Almost two years ago, my husband and I bought our very first house. The house is a small historic home (originally built in 1865), that was rehabbed before we bought. We jokingly call the 1300 square foot cottage our little "mansion" because it truly is the little house of our dreams. It may not be a mansion to most, but we cannot imagine starting life anywhere else.

If you have ever lived in an old home, you know how much "character" they can have. We are constantly learning something about our house. Our floors consist of old heart pine that are stained, cracked and imperfect. We LOVE them. There are holes in our floor (we call them charming), large enough that we have patched them with wine corks. We have high high ceilings, old crown molding and four fire places (none of which are functional). The house is truly special and it is our pride and joy.

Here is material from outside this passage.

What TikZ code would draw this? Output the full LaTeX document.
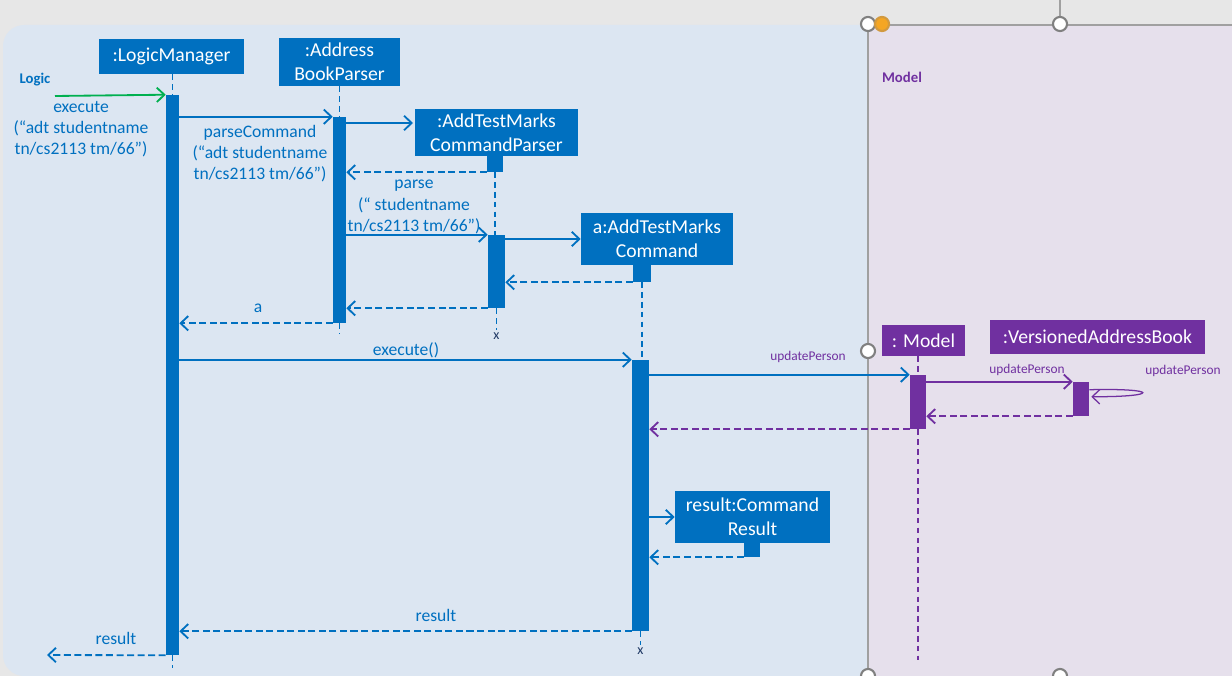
\documentclass[tikz,border=0pt]{standalone}
\usepackage{fontspec}
\setmainfont{Carlito}
\usetikzlibrary{arrows.meta}
\usetikzlibrary{positioning}
\usetikzlibrary{fit}
\definecolor{seqblue}{HTML}{0070C0}
\definecolor{seqpurple}{HTML}{7030A0}
\definecolor{seqgreen}{HTML}{00B050}
\definecolor{logicbg}{HTML}{DCE6F2}
\definecolor{modelbg}{HTML}{E6E0EC}
\definecolor{screengray}{HTML}{E7E7E7}
\definecolor{framegray}{HTML}{A0A0A0}
\definecolor{handleorange}{HTML}{F5A623}
\definecolor{xnavy}{HTML}{1F3864}
\tikzset{>={Straight Barb[length=1.9mm,width=3.6mm]}}
\tikzset{
    objb/.style={fill=seqblue, text=white, inner sep=0pt, align=center, font=\fontsize{14}{17}\selectfont},
    objp/.style={objb, fill=seqpurple},
    barb/.style={fill=seqblue, inner sep=0pt},
    barp/.style={fill=seqpurple, inner sep=0pt},
    msgb/.style={->, seqblue, line width=1.3pt},
    msgp/.style={msgb, seqpurple},
    retb/.style={msgb, dash pattern=on 5pt off 2.5pt},
    retp/.style={retb, seqpurple},
    lifeb/.style={seqblue, line width=1.2pt, dash pattern=on 4pt off 3pt},
    lifep/.style={lifeb, seqpurple},
    lbl/.style={text=seqblue, align=center, inner sep=0pt, font=\fontsize{12.5}{15}\selectfont},
    lblp/.style={text=seqpurple, inner sep=0pt, font=\fontsize{9.5}{11}\selectfont},
    xmark/.style={text=xnavy, inner sep=0pt, font=\fontsize{10}{12}\selectfont},
    handle/.style={circle, draw=gray, fill=white, line width=1.5pt, minimum size=10pt, inner sep=0pt},
}

\begin{document}
\begin{tikzpicture}[x=0.025cm,y=-0.025cm]
	\useasboundingbox (0,0) rectangle (1232,676);
	% screen, panels and frame
	\fill[screengray] (0,0) rectangle (1232,676);
	\fill[logicbg, rounded corners=15] (3,25) rectangle (885,676);
	\fill[modelbg] (868,25) rectangle (1232,676);
	\draw[framegray, line width=0.8pt] (1060,0) -- (1060,25) (868,676) -- (868,25) -- (1232,25);
	\node[handle] (h1) at (868,24) {};
	\node[handle, fill=handleorange, draw=handleorange!70!gray] (h2) at (882,24) {};
	\node[handle] (h3) at (1060,24) {};
	\node[handle] (h4) at (868,351) {};
	\node[handle] (h5) at (868,676) {};
	\node[handle] (h6) at (1060,676) {};
	\node[text=seqblue, font=\fontsize{10.5}{12}\selectfont\bfseries] (tLogic) at (35,80) {Logic};
	\node[text=seqpurple, font=\fontsize{10.5}{12}\selectfont\bfseries] (tModel) at (902,77) {Model};
	% objects
	\node[objb, minimum width=3.625cm, minimum height=0.875cm] (lm) at (171.5,56.5) {:LogicManager};
	\node[objb, minimum width=3.025cm, minimum height=1.2cm] (abp) at (339.5,62) {:Address\\BookParser};
	\node[objb, minimum width=4.075cm, minimum height=1.175cm] (pcp) at (496.5,132.5) {:AddTestMarks\\CommandParser};
	\node[objb, minimum width=0.4cm, minimum height=0.4cm] (pcpF) at (495,164) {};
	\node[objb, minimum width=3.8cm, minimum height=1.3cm] (cmd) at (657,239) {a:AddTestMarks\\Command};
	\node[objb, minimum width=0.45cm, minimum height=0.425cm] (cmdF) at (642,273.5) {};
	\node[objb, minimum width=3.875cm, minimum height=1.3cm] (res) at (752.5,517) {result:Command\\Result};
	\node[objb, minimum width=0.4cm, minimum height=0.35cm] (resF) at (752,550) {};
	\node[objp, minimum width=2.075cm, minimum height=0.775cm] (mdl) at (923.5,340.5) {: Model};
	\node[objp, minimum width=5.375cm, minimum height=0.85cm] (vab) at (1097.5,337) {:VersionedAddressBook};
	% activation bars
	\node[barb, fit={(166,95) (179,655)}] (aLM) {};
	\node[barb, fit={(333,117) (346,323)}] (aABP) {};
	\node[barb, fit={(488,235) (505,308)}] (aPCP) {};
	\node[barb, fit={(632,360) (649,631)}] (aCMD) {};
	\node[barp, fit={(910,375) (926,429)}] (aM) {};
	\node[barp, fit={(1073,382) (1089,416)}] (aV) {};
	% lifelines
	\draw[lifeb] (aLM.north |- lm.south) -- (aLM.north);
	\draw[lifeb] (aLM.south) -- ++(0,13);
	\draw[lifeb] (abp.south) -- (aABP.north);
	\draw[lifeb] (aABP.south) -- ++(0,10);
	\draw[lifeb] (pcpF.south) -- (pcpF.south |- aPCP.north);
	\draw[lifeb] (aPCP.south) -- ++(0,22) node[xmark, below=1pt] (xPCP) {x};
	\draw[lifeb] (cmdF.south) -- (cmdF.south |- aCMD.north);
	\draw[lifeb] (aCMD.south) -- ++(0,14) node[xmark, below=1pt] (xCMD) {x};
	\draw[lifep] (aM.north |- mdl.south) -- (aM.north);
	\draw[lifep] (aM.south) -- ++(0,231);
	% messages
	\coordinate (cIn) at (55,96);
	\coordinate (cOut) at (47,655);
	\coordinate (cNew) at (413,123);
	\draw[msgb, seqgreen] (cIn) -- (aLM.north west);
	\draw[msgb] (aLM.east |- aABP.north) -- (aABP.north west);
	\draw[msgb] (aABP.east |- cNew) -- (cNew);
	\draw[retb] (pcpF.south west) -- (aABP.east |- pcpF.south);
	\draw[msgb] (aABP.east |- aPCP.north) -- (aPCP.north west);
	\draw[msgb] (aPCP.east |- cmd.west) -- (cmd.west);
	\draw[retb] (cmdF.south west) -- (aPCP.east |- cmdF.south);
	\draw[retb] (aPCP.south west) -- (aABP.east |- aPCP.south);
	\draw[retb] (aABP.south west) -- (aLM.east |- aABP.south);
	\draw[msgb] (aLM.east |- aCMD.north) -- (aCMD.north west);
	\draw[msgb] (aCMD.east |- aM.north) -- (aM.north west);
	\draw[msgp] (aM.east |- aV.north) -- (aV.north west);
	\draw[msgp, line width=0.9pt] ([shift={(0,8)}]aV.north east) .. controls (1160,388) and (1160,397) .. ([shift={(2,15)}]aV.north east);
	\draw[retp] (aV.south west) -- (aM.east |- aV.south);
	\draw[retp] (aM.south west) -- (aCMD.east |- aM.south);
	\draw[msgb] (aCMD.east |- res.west) -- (res.west);
	\draw[retb] (resF.south west) -- (aCMD.east |- resF.south);
	\draw[retb] (aCMD.south west) -- (aLM.east |- aCMD.south);
	\draw[retb] (aLM.south west) -- (cOut);
	% labels
	\node[lbl] (lExec) at (81,129) {execute\\(“adt studentname\\tn/cs2113 tm/66”)};
	\node[lbl] (lParseCmd) at (260,154) {parseCommand\\(“adt studentname\\tn/cs2113 tm/66”)};
	\node[lbl] (lParse) at (414,207) {parse\\(“ studentname\\tn/cs2113 tm/66”)};
	\node[lbl] (lA) at (258,308) {a};
	\node[lbl] (lExec2) at (406,350) {execute()};
	\node[lbl] (lRes) at (436,615) {result};
	\node[lbl] (lRes2) at (116,638) {result};
	\node[lblp] (lUp1) at (808,357) {updatePerson};
	\node[lblp] (lUp2) at (1027,370) {updatePerson};
	\node[lblp] (lUp3) at (1183,371) {updatePerson};
\end{tikzpicture}
\end{document}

Now, as a newly married couple, living in our first home together, we have learned a great deal about home improvements. I am fortunate to have married a man who is truly in love with handy work. He has not only single handedly landscaped both the front and back yard, but he has also completed a number of indoor projects that would make any pinterest fan drool. We have created quite the system for improving our living space; I find the idea and he builds it (with my supervision, of course).

SO...I have created this blog to rival that of the Young House Love people because I think that we are truly mastering the art of living life to the fullest in a small home. We are both passionate about historic homes and rehabilitation. We are also both passionate about utilizing space in the best way possible.

Stay tuned for photos, funnies and fantastic projects. We are continually learning and coming up with new ways to maximize our little mansion.

Here we are, in front of the mansion. That's Thomas, in case you were wondering. 
Marcie (the Shih tzu) missed this photo-op. Don't worry...she will make it into others.